### WHAT IS NEEDED
Transcribe the material verbatim in full; the pictures do not belong in the copy.

** START **

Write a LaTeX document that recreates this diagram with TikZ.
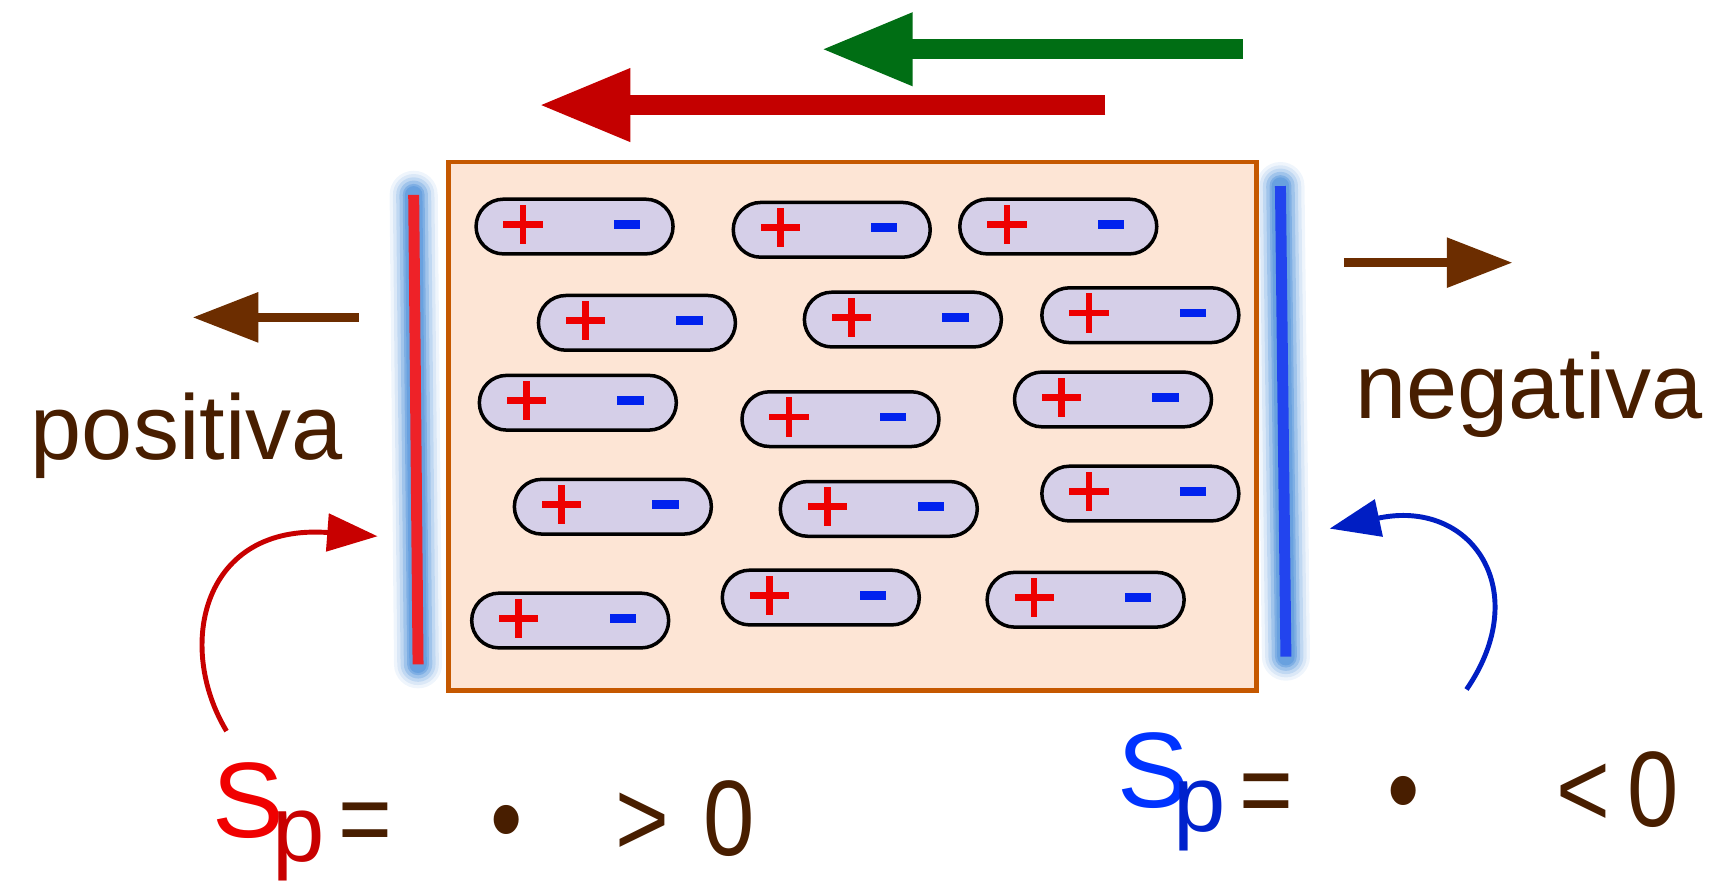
\documentclass[tikz,border=0pt]{standalone}
\usepackage{fontspec}
\setmainfont{Liberation Sans}
\newfontfamily\eqfont[FakeStretch=0.86]{Liberation Sans}
\usetikzlibrary{arrows.meta}
\definecolor{txtbrown}{RGB}{72,30,0}
\definecolor{arrbrown}{RGB}{108,45,0}
\definecolor{arrgreen}{RGB}{0,110,20}
\definecolor{arrred}{RGB}{196,0,0}
\definecolor{curvred}{RGB}{200,0,0}
\definecolor{curvblue}{RGB}{0,30,195}
\definecolor{boxline}{RGB}{197,88,0}
\definecolor{boxfill}{RGB}{253,229,213}
\definecolor{capfill}{RGB}{213,207,232}
\definecolor{plusred}{RGB}{238,0,0}
\definecolor{minusblue}{RGB}{0,34,238}
\definecolor{platered}{RGB}{238,34,40}
\definecolor{plateblue}{RGB}{34,68,238}
\definecolor{glow}{RGB}{100,158,222}
\definecolor{sred}{RGB}{240,0,0}
\definecolor{pred}{RGB}{200,0,0}
\definecolor{sblue}{RGB}{0,51,255}
\definecolor{pblue}{RGB}{0,34,204}
\newcommand\capsule[3]{%
  \node[capsule] (#1) at (#2,#3) {};
  \fill[plusred] ([xshift=-65pt,yshift=-1pt]#1.center) rectangle ([xshift=-29pt,yshift=5pt]#1.center);
  \fill[plusred] ([xshift=-50pt,yshift=-16pt]#1.center) rectangle ([xshift=-44pt,yshift=20pt]#1.center);
  \fill[minusblue] ([xshift=36pt,yshift=-2pt]#1.center) rectangle ([xshift=60pt,yshift=6pt]#1.center);
}
\begin{document}
\begin{tikzpicture}[x=1pt,y=-1pt,
  capsule/.style={draw=black, line width=3.2pt, fill=capfill, rounded corners=25pt,
    minimum width=180pt, minimum height=50pt, inner sep=0pt},
  bigarrow/.style={line width=18pt, -{Triangle[length=84pt,width=62pt]}},
  smallarrow/.style={arrbrown, line width=8pt, -{Triangle[length=60pt,width=44pt]}},
  curvearrow/.style={line width=4.5pt, -{Triangle[length=46pt,width=34pt]}},
  plate/.style={line width=10pt},
  bigtxt/.style={inner sep=0pt, text=txtbrown, font=\fontsize{84}{84}\selectfont},
  eqtxt/.style={inner sep=0pt, text=txtbrown, font=\eqfont\fontsize{98}{98}\selectfont, anchor=base west},
  stxt/.style={inner sep=0pt, font=\fontsize{98}{98}\selectfont, anchor=base west},
  subtxt/.style={inner sep=0pt, font=\fontsize{86}{86}\selectfont, anchor=base west}
]
\useasboundingbox (0,0) rectangle (1568,812);

% glow + plates
\coordinate (lp1) at (378,178); \coordinate (lp2) at (382,607);
\coordinate (rp1) at (1170,170); \coordinate (rp2) at (1175,600);
\foreach \w/\o in {44/0.10,38/0.15,32/0.22,26/0.35,20/0.55,16/0.8} {
  \draw[glow, line width=\w pt, opacity=\o, line cap=round] (lp1) -- (lp2);
  \draw[glow, line width=\w pt, opacity=\o, line cap=round] (rp1) -- (rp2);
}
\draw[plate, platered] (lp1) -- (lp2);
\draw[plate, plateblue] (rp1) -- (rp2);

% box
\node[draw=boxline, line width=4.5pt, fill=boxfill, minimum width=738pt, minimum height=483pt, inner sep=0pt] (box) at (779,389.5) {};

% capsules
\capsule{c11}{525}{207}
\capsule{c12}{760}{210}
\capsule{c13}{967}{207}
\capsule{c21}{582}{295}
\capsule{c22}{825}{292}
\capsule{c23}{1042}{288}
\capsule{c31}{528}{368}
\capsule{c32}{768}{383}
\capsule{c33}{1017}{365}
\capsule{c41}{560}{463}
\capsule{c42}{803}{465}
\capsule{c43}{1042}{451}
\capsule{c51}{521}{567}
\capsule{c52}{750}{546}
\capsule{c53}{992}{548}

% top arrows
\coordinate (ga) at (1136,45); \coordinate (gb) at (750,45);
\coordinate (ra) at (1010,96); \coordinate (rb) at (492,96);
\draw[bigarrow, arrgreen] (ga) -- (gb);
\draw[bigarrow, arrred] (ra) -- (rb);

% side arrows
\coordinate (la) at (328,290); \coordinate (lb) at (176,290);
\coordinate (rra) at (1228,240); \coordinate (rrb) at (1382,240);
\draw[smallarrow] (la) -- (lb);
\draw[smallarrow] (rra) -- (rrb);

% labels
\node[bigtxt, anchor=base west] (pos) at (28,420) {positiva};
\node[bigtxt, anchor=base west] (neg) at (1238,382) {negativa};

% curved arrows
\coordinate (cra) at (207,668); \coordinate (crb) at (345,490);
\draw[curvearrow, curvred] (cra) .. controls (160,590) and (185,478) .. (crb);
\coordinate (cba) at (1340,630); \coordinate (cbb) at (1215,483);
\draw[curvearrow, curvblue] (cba) .. controls (1402,540) and (1345,455) .. (cbb);

% equations left
\node[stxt, text=sred] (sl) at (194,765) {S};
\node[subtxt, text=pred] (pl) at (249,787) {p};
\node[eqtxt] (eql) at (309,782) {=};
\node[eqtxt, anchor=base] (dotl) at (463,782) {•};
\node[eqtxt] (gtl) at (562,782) {>};
\node[eqtxt] (zl) at (643,782) {0};

% equations right
\node[stxt, text=sblue] (sr) at (1021,738) {S};
\node[subtxt, text=pblue] (pr) at (1072,760) {p};
\node[eqtxt] (eqr) at (1132,755) {=};
\node[eqtxt, anchor=base] (dotr) at (1283,755) {•};
\node[eqtxt] (ltr) at (1422,755) {<};
\node[eqtxt] (zr) at (1487,755) {0};
\end{tikzpicture}
\end{document}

** END **

### TASK OUTPUT
Write a LaTeX document that recreates this diagram with TikZ.
\documentclass[tikz,border=0pt]{standalone}
\usepackage{fontspec}
\setmainfont{Liberation Sans}
\newfontfamily\eqfont[FakeStretch=0.86]{Liberation Sans}
\usetikzlibrary{arrows.meta}
\definecolor{txtbrown}{RGB}{72,30,0}
\definecolor{arrbrown}{RGB}{108,45,0}
\definecolor{arrgreen}{RGB}{0,110,20}
\definecolor{arrred}{RGB}{196,0,0}
\definecolor{curvred}{RGB}{200,0,0}
\definecolor{curvblue}{RGB}{0,30,195}
\definecolor{boxline}{RGB}{197,88,0}
\definecolor{boxfill}{RGB}{253,229,213}
\definecolor{capfill}{RGB}{213,207,232}
\definecolor{plusred}{RGB}{238,0,0}
\definecolor{minusblue}{RGB}{0,34,238}
\definecolor{platered}{RGB}{238,34,40}
\definecolor{plateblue}{RGB}{34,68,238}
\definecolor{glow}{RGB}{100,158,222}
\definecolor{sred}{RGB}{240,0,0}
\definecolor{pred}{RGB}{200,0,0}
\definecolor{sblue}{RGB}{0,51,255}
\definecolor{pblue}{RGB}{0,34,204}
\newcommand\capsule[3]{%
  \node[capsule] (#1) at (#2,#3) {};
  \fill[plusred] ([xshift=-65pt,yshift=-1pt]#1.center) rectangle ([xshift=-29pt,yshift=5pt]#1.center);
  \fill[plusred] ([xshift=-50pt,yshift=-16pt]#1.center) rectangle ([xshift=-44pt,yshift=20pt]#1.center);
  \fill[minusblue] ([xshift=36pt,yshift=-2pt]#1.center) rectangle ([xshift=60pt,yshift=6pt]#1.center);
}
\begin{document}
\begin{tikzpicture}[x=1pt,y=-1pt,
  capsule/.style={draw=black, line width=3.2pt, fill=capfill, rounded corners=25pt,
    minimum width=180pt, minimum height=50pt, inner sep=0pt},
  bigarrow/.style={line width=18pt, -{Triangle[length=84pt,width=62pt]}},
  smallarrow/.style={arrbrown, line width=8pt, -{Triangle[length=60pt,width=44pt]}},
  curvearrow/.style={line width=4.5pt, -{Triangle[length=46pt,width=34pt]}},
  plate/.style={line width=10pt},
  bigtxt/.style={inner sep=0pt, text=txtbrown, font=\fontsize{84}{84}\selectfont},
  eqtxt/.style={inner sep=0pt, text=txtbrown, font=\eqfont\fontsize{98}{98}\selectfont, anchor=base west},
  stxt/.style={inner sep=0pt, font=\fontsize{98}{98}\selectfont, anchor=base west},
  subtxt/.style={inner sep=0pt, font=\fontsize{86}{86}\selectfont, anchor=base west}
]
\useasboundingbox (0,0) rectangle (1568,812);

% glow + plates
\coordinate (lp1) at (378,178); \coordinate (lp2) at (382,607);
\coordinate (rp1) at (1170,170); \coordinate (rp2) at (1175,600);
\foreach \w/\o in {44/0.10,38/0.15,32/0.22,26/0.35,20/0.55,16/0.8} {
  \draw[glow, line width=\w pt, opacity=\o, line cap=round] (lp1) -- (lp2);
  \draw[glow, line width=\w pt, opacity=\o, line cap=round] (rp1) -- (rp2);
}
\draw[plate, platered] (lp1) -- (lp2);
\draw[plate, plateblue] (rp1) -- (rp2);

% box
\node[draw=boxline, line width=4.5pt, fill=boxfill, minimum width=738pt, minimum height=483pt, inner sep=0pt] (box) at (779,389.5) {};

% capsules
\capsule{c11}{525}{207}
\capsule{c12}{760}{210}
\capsule{c13}{967}{207}
\capsule{c21}{582}{295}
\capsule{c22}{825}{292}
\capsule{c23}{1042}{288}
\capsule{c31}{528}{368}
\capsule{c32}{768}{383}
\capsule{c33}{1017}{365}
\capsule{c41}{560}{463}
\capsule{c42}{803}{465}
\capsule{c43}{1042}{451}
\capsule{c51}{521}{567}
\capsule{c52}{750}{546}
\capsule{c53}{992}{548}

% top arrows
\coordinate (ga) at (1136,45); \coordinate (gb) at (750,45);
\coordinate (ra) at (1010,96); \coordinate (rb) at (492,96);
\draw[bigarrow, arrgreen] (ga) -- (gb);
\draw[bigarrow, arrred] (ra) -- (rb);

% side arrows
\coordinate (la) at (328,290); \coordinate (lb) at (176,290);
\coordinate (rra) at (1228,240); \coordinate (rrb) at (1382,240);
\draw[smallarrow] (la) -- (lb);
\draw[smallarrow] (rra) -- (rrb);

% labels
\node[bigtxt, anchor=base west] (pos) at (28,420) {positiva};
\node[bigtxt, anchor=base west] (neg) at (1238,382) {negativa};

% curved arrows
\coordinate (cra) at (207,668); \coordinate (crb) at (345,490);
\draw[curvearrow, curvred] (cra) .. controls (160,590) and (185,478) .. (crb);
\coordinate (cba) at (1340,630); \coordinate (cbb) at (1215,483);
\draw[curvearrow, curvblue] (cba) .. controls (1402,540) and (1345,455) .. (cbb);

% equations left
\node[stxt, text=sred] (sl) at (194,765) {S};
\node[subtxt, text=pred] (pl) at (249,787) {p};
\node[eqtxt] (eql) at (309,782) {=};
\node[eqtxt, anchor=base] (dotl) at (463,782) {•};
\node[eqtxt] (gtl) at (562,782) {>};
\node[eqtxt] (zl) at (643,782) {0};

% equations right
\node[stxt, text=sblue] (sr) at (1021,738) {S};
\node[subtxt, text=pblue] (pr) at (1072,760) {p};
\node[eqtxt] (eqr) at (1132,755) {=};
\node[eqtxt, anchor=base] (dotr) at (1283,755) {•};
\node[eqtxt] (ltr) at (1422,755) {<};
\node[eqtxt] (zr) at (1487,755) {0};
\end{tikzpicture}
\end{document}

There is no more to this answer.